Would you be getting any piece of that light rail operation?
- President, CEO
I don't know.
It's possible, the specifics of that one.
I know we have been submitting a number of proposals on those things.
And even though we're not in line for the prime consulting assignment, but we have submitted a number of proposals to work with the prime contractor on a number of areas like stations -- our architectural group, in particular, -- stations and some of the aligned components.
So it is a possibility that we would get some of that work.
- Analyst
Thank you very much.
- President, CEO
Thank you, Richard.
Operator
Thank you.
The next question comes from Steve Laciak with National Bank Financial in Toronto.
Please proceed with your question.
- Analyst
Number one, on the AFDA, over what time period were those accruals built up?
So just to give us a gauge of -- ?
- CFO
Steve, it is Don.
The loans per doubtful accounts, we've used a pretty consistent approach on that in the past and we've based our estimate of the allowance, primarily, on the age of accounts.
So it is fair to say that we have been consistent over a number of years on that approach.
And, I guess, if you take a look at the growth in accounts receivable over any number of years, you'll also see a growth in the allowance.
And what we've indicated is that, given our new Enterprise System, we're able to track, in much more detail, our loss experience, based on the aging buckets of each of those accounts.
And we've been able to, now, better estimate what that allowance should be.
- Analyst
Like you say, it is not -- it should be treated as one time, but it does relate to a certain time period?
Was it a two or three year time period?
Because you have to give yourself some credit for that $4 million.
- CFO
Yes, Steve, it is difficult to nail it down with any precision, but two to three years is as good as estimate as any.
- Analyst
Don, another one on the accounting end, in Q4, your self insurance boosted your gross margin.
There is no commentary this go around, on that.
Was it not a factor at all in the higher gross margin that you realized here, this time?
- CFO
Well, it wouldn't affect gross margins, Steve.
Our insurance captive -- every year we engage in actuary to provide us with a lost estimate for that captive.
And we do that in Q4.
What we're doing this year is, we're basing our loss estimate during the year on the actuarial study that was completed last year.
Once we're completed the 2005 actuarial study in Q4, we'll adjust those loss estimates to actual, but at this time, we're not aware of any reason to anticipate any significant adjustments.
Any adjustments that do come through, will be reflected in our administrative and marketing costs.
- Analyst
Okay.
Now the 57 then, there some commentary here, that they will fluctuate -- that they are an improvement based on your computer system.

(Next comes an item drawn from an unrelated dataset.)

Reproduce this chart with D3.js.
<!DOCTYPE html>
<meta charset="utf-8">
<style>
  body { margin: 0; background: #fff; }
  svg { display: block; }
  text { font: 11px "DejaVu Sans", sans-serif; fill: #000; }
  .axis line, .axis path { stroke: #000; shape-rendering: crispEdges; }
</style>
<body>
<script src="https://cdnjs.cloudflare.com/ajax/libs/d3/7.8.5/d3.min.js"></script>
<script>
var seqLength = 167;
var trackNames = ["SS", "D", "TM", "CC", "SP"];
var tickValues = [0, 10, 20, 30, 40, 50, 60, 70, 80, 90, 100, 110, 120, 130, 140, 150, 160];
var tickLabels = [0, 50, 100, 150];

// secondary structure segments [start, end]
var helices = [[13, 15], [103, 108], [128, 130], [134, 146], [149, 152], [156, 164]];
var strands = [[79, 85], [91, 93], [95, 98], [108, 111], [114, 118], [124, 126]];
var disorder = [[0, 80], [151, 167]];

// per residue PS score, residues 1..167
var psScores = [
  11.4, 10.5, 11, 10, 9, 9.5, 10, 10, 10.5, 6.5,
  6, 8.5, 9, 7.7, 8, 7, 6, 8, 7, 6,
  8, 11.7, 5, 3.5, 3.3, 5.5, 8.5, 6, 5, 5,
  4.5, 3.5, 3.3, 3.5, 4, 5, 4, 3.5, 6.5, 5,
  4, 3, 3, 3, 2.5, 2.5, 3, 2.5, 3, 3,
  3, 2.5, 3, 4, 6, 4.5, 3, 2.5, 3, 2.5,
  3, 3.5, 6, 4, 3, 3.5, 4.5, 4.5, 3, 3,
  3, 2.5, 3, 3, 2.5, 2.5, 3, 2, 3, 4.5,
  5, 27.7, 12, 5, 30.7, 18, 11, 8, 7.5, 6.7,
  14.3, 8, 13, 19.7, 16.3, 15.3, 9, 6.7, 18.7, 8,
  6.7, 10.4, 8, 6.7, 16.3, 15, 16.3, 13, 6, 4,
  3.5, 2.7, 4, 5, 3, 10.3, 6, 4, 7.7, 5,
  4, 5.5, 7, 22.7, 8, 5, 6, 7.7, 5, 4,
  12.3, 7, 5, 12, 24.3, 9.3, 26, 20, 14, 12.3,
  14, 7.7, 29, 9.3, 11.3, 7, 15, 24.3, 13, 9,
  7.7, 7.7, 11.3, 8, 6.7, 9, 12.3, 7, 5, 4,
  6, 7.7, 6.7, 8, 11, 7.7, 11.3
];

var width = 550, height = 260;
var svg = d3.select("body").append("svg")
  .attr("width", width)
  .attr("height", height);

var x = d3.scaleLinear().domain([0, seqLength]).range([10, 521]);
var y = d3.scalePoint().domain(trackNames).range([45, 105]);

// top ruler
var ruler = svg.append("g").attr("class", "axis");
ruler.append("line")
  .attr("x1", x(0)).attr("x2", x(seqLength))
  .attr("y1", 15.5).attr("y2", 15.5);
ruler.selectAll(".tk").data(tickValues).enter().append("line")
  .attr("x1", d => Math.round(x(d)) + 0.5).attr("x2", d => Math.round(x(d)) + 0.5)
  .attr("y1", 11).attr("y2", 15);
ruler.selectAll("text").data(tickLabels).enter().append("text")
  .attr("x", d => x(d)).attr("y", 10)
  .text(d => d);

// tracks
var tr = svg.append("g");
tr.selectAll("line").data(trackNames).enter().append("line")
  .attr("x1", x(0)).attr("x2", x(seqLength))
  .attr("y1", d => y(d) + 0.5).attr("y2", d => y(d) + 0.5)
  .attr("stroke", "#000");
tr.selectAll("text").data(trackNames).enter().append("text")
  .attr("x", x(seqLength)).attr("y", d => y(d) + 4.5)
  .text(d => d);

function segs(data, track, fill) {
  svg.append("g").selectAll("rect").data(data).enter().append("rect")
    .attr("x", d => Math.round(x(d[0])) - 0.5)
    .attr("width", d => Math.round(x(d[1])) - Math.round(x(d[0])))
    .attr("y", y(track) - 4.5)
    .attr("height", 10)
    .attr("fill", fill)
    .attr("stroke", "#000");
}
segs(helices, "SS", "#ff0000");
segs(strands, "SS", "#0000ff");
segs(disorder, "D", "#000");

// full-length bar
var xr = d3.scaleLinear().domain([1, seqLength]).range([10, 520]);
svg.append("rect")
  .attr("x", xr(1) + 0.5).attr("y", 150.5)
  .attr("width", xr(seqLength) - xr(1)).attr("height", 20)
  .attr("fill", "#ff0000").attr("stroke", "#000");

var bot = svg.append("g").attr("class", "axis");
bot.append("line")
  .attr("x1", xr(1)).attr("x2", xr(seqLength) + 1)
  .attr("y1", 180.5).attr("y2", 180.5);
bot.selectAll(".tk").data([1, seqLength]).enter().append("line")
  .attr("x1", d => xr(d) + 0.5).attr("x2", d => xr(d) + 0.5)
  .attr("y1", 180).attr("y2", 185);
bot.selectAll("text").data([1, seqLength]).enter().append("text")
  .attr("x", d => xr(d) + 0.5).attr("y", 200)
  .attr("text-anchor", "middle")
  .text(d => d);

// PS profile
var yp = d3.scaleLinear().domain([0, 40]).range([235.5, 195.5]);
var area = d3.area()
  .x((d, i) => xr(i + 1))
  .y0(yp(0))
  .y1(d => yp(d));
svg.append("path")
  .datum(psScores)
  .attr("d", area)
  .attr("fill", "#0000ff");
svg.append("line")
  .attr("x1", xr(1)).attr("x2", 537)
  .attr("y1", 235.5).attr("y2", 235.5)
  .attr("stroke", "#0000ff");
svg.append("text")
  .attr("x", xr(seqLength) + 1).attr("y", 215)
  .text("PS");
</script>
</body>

How much of this should we treat as great projects in the quarter, versus permanent improvement in the way you operate?
- CFO
Well, I think what Tony indicated earlier is that, we anticipate that our gross margin percentage this year will be trending towards the higher end of the range that we anticipated at the beginning of the year.
And I think we're going to see some fluctuations from quarter to quarter.
- Analyst
Can you tell me what that range was?
- CFO
53 to 55% was what we indicated in our annual report last year.
- Analyst
Okay.
Thank you very much.
Thank you.
Operator
There is currently no additional questions in the queue.
- President, CEO
If there are no additional questions, then, as always, we would like to thank everyone for taking the time to join us for today.
And certainly, we look forward to speaking to you again, next quarter.
Thank you, everyone, for participation.
And I will let the conference call operator sign everyone off.
Operator
Ladies and gentlemen, thank you for participating in the Stantec Inc.
Q2 2005 earnings conference call.
On behalf of myself and the rest of my teleconference team, thank you for using teleconferencing.